The term disinflation is an appropriate one at this time.  It means there is a decrease in the rate of price inflation.  We are still losing purchasing power, but at a slower rate.

This is a warning sign of a softening economy.  The American middle class has already been struggling.  The good news reported is in primarily two things:

  1. A booming stock market
  2. Low unemployment (at least according to the government statistics)

Unfortunately, there are problems with both of these things.  For stocks, it is a bubble waiting to implode.  The boom in stocks has largely been a result of the low interest rates and the easy money since 2008.

In terms of unemployment, it is complicated.  It does not include the people who have given up looking for jobs.  And just because the official unemployment rate is low, it doesn’t mean great things are happening.  Sure, it is better for people to be working who want to work.  But at the same time, we should consider that wages have been mostly stagnant.

The disinflation we are seeing in the latest CPI numbers could mean that some air is starting to come out of the bubble.  This is why I have continued to caution on stocks.

The Fed has kept the monetary base relatively stable for nearly 3 years now.  But from 2008 to 2014, it was a time of very loose money.  And even with the Fed’s tighter policy, interest rates have remained low, which has probably contributed to the boom in stocks.
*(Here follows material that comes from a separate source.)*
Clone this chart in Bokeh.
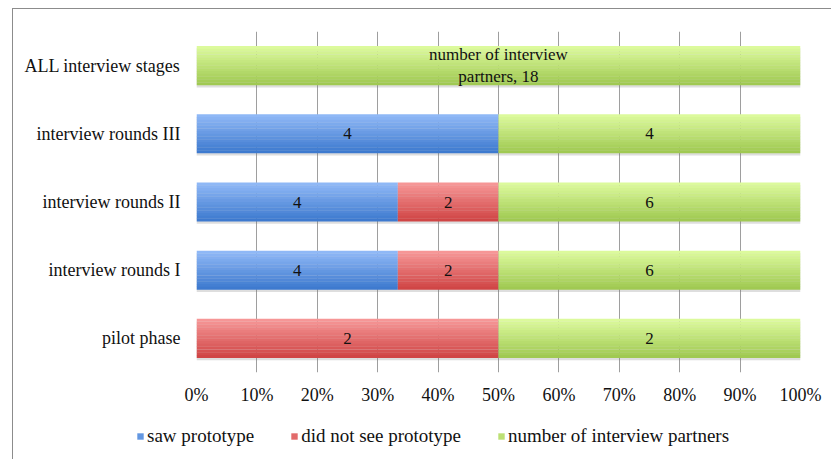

We also have to wonder how the lower CPI numbers are going to impact the Fed’s decisions going forward.  Is the Fed going to continue to raise its target federal funds rate in the face of disinflation?  And how low do the price inflation numbers have to go before we start hearing talk of another round of quantitative easing (digital money printing)?

This could still take a little while to fully develop, but be warned here.  There are many warning signs of a coming recession.